AutoToM with GPT-4o as backbone (82.4%) substantially outperforms GPT-4o alone (63.4%)—structured inference > pure LLM reasoning.
The largest gain is observed on the most challenging benchmark, MMToM-QA (long-context + multimodal): 83.0% vs. GPT-4o 44.0% and o3-mini 64.7%.
AutoToM's advantage grows as context length, number of agents, and recursive reasoning depth increase (Figure 4), while large reasoning models exhibit significant performance fluctuations.
Consistent improvements are observed across different LLM backends (Qwen3-235B, DeepSeek-V3, Gemini-2.5-Flash), each surpassing the corresponding base LLM, validating the backend-agnostic nature of the framework.
Statistical reliability: on MMToM-QA, three runs yield a mean of 82.56% ± 0.45%.

Highlights & Insights¶

Automated model discovery is the central contribution—elevating model-based ToM from "requiring cognitive scientists to manually design models" to "a fully automated system," genuinely enabling open-ended ToM inference.
The uncertainty-driven model expansion design is elegant—starting minimally and expanding on demand strikes an adaptive balance between efficiency and accuracy, essentially performing adaptive search over model complexity.
LLMs as probabilistic inference backends rather than direct reasoners—this role assignment is a key insight. LLMs are ill-suited for systematic reasoning but excel at estimating local conditional probabilities (assessing the likelihood of a variable taking a specific value given a concrete scenario).
The system produces human-like confidence estimates (not just answers, but degrees of certainty), which is crucial for downstream tasks such as embodied assistance.
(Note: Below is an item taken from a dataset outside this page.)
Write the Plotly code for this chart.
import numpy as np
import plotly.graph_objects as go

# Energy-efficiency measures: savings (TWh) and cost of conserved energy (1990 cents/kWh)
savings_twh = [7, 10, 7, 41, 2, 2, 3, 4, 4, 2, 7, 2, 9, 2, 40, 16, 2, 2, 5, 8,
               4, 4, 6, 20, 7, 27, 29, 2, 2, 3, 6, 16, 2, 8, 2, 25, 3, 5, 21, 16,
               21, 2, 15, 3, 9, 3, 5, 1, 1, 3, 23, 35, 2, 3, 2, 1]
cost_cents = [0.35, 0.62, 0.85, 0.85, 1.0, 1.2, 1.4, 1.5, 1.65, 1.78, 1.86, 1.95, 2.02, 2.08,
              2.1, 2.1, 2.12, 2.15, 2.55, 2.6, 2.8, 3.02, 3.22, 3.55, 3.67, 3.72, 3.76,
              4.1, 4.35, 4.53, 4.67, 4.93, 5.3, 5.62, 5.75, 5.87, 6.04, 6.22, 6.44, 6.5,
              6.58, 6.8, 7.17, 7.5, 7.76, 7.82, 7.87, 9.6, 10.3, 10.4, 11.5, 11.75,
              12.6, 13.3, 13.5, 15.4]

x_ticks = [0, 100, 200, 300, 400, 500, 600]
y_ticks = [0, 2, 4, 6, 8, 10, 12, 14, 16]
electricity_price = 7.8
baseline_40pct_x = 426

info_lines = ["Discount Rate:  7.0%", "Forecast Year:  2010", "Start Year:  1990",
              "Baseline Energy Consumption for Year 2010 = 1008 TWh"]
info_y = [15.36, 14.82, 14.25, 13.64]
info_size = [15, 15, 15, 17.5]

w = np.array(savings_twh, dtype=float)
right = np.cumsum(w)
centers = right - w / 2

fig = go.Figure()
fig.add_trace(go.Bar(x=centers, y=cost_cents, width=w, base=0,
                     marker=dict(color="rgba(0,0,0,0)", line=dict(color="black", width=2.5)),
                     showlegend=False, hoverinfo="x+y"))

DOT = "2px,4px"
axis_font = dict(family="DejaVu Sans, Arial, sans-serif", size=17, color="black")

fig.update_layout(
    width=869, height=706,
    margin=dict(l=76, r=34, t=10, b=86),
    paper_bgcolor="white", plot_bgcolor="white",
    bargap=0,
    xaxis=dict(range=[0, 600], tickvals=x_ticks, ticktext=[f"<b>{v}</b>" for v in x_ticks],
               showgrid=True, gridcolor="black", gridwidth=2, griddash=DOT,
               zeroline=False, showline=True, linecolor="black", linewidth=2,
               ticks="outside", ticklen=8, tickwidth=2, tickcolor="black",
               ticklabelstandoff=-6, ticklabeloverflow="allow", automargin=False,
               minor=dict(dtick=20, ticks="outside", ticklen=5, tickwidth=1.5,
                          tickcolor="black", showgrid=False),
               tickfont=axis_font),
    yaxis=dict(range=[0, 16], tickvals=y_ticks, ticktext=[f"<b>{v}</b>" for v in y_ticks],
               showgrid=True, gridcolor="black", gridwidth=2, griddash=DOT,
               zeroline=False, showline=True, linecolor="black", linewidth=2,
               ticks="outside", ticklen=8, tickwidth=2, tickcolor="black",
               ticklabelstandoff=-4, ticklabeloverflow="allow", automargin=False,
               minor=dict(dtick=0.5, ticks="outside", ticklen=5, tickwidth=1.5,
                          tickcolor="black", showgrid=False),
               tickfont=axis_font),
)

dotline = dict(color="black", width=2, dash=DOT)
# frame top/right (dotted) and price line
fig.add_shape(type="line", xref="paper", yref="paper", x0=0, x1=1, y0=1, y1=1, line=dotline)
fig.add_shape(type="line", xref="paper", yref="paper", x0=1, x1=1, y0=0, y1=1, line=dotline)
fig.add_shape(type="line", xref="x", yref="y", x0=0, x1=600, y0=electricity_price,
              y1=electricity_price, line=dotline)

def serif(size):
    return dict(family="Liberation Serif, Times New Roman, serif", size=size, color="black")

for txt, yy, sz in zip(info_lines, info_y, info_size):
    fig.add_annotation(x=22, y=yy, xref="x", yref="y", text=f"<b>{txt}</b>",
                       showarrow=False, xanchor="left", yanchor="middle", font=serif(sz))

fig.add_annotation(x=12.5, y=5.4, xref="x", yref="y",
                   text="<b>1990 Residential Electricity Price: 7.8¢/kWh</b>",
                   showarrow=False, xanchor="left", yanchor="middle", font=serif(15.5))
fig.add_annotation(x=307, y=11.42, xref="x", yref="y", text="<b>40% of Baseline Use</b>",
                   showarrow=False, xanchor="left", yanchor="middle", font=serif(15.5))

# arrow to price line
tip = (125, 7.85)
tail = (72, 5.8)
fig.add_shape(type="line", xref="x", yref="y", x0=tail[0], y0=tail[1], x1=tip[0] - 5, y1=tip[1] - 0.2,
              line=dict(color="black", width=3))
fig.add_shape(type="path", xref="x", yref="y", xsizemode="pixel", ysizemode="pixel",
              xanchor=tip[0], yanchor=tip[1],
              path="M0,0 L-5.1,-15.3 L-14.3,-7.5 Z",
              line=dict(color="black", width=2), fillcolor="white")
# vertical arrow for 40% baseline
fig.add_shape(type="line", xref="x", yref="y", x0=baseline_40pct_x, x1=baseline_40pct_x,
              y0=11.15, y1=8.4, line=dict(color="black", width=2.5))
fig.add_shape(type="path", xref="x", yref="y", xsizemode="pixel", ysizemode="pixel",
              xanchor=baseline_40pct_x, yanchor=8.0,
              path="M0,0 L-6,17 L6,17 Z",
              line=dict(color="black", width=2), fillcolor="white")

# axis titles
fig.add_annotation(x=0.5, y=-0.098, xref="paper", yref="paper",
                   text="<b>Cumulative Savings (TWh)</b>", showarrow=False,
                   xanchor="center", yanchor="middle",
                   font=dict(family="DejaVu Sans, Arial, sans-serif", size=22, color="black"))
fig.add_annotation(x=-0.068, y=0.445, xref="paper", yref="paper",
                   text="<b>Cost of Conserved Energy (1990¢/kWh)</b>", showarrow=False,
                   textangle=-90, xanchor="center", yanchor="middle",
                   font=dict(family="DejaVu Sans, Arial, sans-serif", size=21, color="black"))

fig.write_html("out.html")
Limitations & Future Work¶

The quality of model discovery remains constrained by the commonsense reasoning capabilities of the LLM backend—if the LLM fails to correctly identify the necessary mental variables, the resulting model may be inappropriate.
The accuracy of hypothesis sampling and local conditional probability estimation depends on the LLM's contextual understanding, and may degrade for unconventional or counter-intuitive agent behaviors.
Computational cost for multi-agent higher-order recursive reasoning grows exponentially with recursive depth.
The current model discovery is restricted to MDP/POMDP/I-POMDP variable type spaces, potentially missing non-standard mental variables.
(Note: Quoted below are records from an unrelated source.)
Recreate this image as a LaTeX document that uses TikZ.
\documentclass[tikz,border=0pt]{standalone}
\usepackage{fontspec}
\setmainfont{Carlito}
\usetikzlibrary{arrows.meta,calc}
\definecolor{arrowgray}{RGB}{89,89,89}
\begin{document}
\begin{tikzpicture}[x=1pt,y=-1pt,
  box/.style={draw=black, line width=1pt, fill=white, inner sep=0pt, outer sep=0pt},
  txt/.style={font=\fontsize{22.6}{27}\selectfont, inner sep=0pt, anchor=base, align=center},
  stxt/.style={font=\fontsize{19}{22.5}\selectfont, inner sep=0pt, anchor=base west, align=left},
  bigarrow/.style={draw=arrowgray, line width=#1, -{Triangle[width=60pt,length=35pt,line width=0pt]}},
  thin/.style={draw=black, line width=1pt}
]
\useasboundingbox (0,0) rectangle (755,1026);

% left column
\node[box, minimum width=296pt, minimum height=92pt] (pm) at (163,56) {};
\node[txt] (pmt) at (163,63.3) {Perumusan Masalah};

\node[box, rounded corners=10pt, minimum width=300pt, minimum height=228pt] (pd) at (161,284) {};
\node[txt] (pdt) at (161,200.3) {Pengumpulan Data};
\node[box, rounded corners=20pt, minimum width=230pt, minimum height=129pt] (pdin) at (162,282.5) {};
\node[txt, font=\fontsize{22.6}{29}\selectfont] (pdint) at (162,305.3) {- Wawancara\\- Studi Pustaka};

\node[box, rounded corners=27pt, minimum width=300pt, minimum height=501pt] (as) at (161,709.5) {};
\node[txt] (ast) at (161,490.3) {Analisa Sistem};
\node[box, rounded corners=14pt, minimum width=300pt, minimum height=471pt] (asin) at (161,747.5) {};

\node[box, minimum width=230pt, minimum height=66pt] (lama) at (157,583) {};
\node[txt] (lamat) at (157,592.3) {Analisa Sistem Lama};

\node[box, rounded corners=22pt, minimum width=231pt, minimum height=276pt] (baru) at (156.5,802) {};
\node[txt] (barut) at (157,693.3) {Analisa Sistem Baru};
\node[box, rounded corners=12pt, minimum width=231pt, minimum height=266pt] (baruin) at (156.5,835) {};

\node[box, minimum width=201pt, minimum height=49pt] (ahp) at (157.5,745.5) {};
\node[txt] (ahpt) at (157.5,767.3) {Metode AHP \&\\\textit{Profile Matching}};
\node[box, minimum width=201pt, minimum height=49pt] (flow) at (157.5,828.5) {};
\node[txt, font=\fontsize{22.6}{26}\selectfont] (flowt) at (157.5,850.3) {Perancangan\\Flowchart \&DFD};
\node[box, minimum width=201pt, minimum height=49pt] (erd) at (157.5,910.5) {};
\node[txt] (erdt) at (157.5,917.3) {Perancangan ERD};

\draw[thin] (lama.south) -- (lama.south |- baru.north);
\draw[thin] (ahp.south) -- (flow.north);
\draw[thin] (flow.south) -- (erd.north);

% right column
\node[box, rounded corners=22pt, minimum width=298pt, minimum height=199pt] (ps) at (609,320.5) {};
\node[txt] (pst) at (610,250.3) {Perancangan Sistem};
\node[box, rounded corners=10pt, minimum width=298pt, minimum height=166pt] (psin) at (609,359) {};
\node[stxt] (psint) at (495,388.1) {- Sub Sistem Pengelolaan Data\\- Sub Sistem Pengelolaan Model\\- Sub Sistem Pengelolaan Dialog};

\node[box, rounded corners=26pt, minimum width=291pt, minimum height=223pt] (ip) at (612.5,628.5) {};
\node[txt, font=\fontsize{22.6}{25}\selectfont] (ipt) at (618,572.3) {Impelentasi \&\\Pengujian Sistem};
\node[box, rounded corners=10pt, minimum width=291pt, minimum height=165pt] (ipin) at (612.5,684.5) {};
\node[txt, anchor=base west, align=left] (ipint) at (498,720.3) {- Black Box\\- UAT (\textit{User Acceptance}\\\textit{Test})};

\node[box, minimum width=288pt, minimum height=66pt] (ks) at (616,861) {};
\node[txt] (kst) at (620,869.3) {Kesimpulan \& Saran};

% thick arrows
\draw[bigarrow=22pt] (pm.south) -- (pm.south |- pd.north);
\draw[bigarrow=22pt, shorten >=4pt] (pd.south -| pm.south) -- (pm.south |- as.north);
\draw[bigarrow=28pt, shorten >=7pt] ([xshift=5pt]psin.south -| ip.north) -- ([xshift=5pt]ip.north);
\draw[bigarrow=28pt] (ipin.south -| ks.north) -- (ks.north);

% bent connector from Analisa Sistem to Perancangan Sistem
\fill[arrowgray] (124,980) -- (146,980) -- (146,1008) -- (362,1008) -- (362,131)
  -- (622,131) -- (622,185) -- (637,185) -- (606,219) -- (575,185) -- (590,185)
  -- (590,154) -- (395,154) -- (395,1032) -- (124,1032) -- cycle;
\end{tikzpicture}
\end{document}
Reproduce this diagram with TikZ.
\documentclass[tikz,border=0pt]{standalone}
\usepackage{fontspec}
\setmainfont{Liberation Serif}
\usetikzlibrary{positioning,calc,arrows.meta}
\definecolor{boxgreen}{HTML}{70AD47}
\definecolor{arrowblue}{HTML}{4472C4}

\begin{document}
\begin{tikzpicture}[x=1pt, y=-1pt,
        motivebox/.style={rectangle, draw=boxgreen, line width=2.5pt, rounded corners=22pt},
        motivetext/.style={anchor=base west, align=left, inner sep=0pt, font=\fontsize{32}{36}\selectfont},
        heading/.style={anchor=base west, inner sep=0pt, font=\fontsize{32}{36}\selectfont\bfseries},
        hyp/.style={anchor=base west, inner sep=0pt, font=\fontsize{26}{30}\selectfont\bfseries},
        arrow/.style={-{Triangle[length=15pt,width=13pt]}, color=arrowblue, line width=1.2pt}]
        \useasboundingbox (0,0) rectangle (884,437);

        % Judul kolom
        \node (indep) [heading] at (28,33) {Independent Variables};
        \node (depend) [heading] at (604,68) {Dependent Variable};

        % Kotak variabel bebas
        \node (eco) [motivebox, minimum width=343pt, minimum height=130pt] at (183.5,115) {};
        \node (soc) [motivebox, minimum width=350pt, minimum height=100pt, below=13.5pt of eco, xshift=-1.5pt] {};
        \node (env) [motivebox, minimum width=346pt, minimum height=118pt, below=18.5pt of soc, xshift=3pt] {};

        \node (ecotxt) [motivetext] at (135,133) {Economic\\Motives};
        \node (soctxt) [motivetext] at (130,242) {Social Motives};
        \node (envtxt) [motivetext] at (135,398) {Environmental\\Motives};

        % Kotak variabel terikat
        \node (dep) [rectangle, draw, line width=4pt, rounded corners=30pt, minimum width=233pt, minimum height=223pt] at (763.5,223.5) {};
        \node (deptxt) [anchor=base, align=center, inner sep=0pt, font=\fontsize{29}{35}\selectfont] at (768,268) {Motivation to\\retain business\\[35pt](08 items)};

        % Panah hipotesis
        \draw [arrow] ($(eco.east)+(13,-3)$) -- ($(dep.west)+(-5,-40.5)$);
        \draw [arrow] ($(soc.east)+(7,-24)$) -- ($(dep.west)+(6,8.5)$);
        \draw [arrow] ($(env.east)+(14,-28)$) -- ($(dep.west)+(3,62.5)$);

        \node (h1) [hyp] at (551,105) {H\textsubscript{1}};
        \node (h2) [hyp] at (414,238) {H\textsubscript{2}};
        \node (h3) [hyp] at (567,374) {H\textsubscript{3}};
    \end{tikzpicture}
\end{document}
LLM + probabilistic inference paradigm: AutoToM demonstrates the substantial potential of using LLMs as probabilistic inference backends (estimating likelihoods and generating hypotheses) rather than end-to-end reasoners, a paradigm generalizable to other domains requiring structured reasoning.
Automated modeling with LLMs: This work echoes the approaches of Li et al. on automated statistical model construction and Wang et al. on hypothesis generation with programmatic verification, but is the first to apply such ideas to BIP/ToM.
Human-like AI: The confidence estimates produced by AutoToM align with human behavioral experimental data, suggesting that its inference mechanism may capture certain computational characteristics of human ToM.

Rating¶

Novelty: ⭐⭐⭐⭐⭐ Fully automated model-based ToM is a breakthrough contribution; the combination of automated model discovery and automated BIP is unprecedented.
Experimental Thoroughness: ⭐⭐⭐⭐⭐ 5 benchmarks + cognitive experiments + embodied tasks + multiple LLM backends + ablations + statistical reliability tests.
Writing Quality: ⭐⭐⭐⭐⭐ Unified formalization is clear, figures are excellent, and experimental analysis is thorough.
Value: ⭐⭐⭐⭐⭐ Far-reaching impact on socially intelligent AI and human-computer interaction; the framework exhibits strong generality.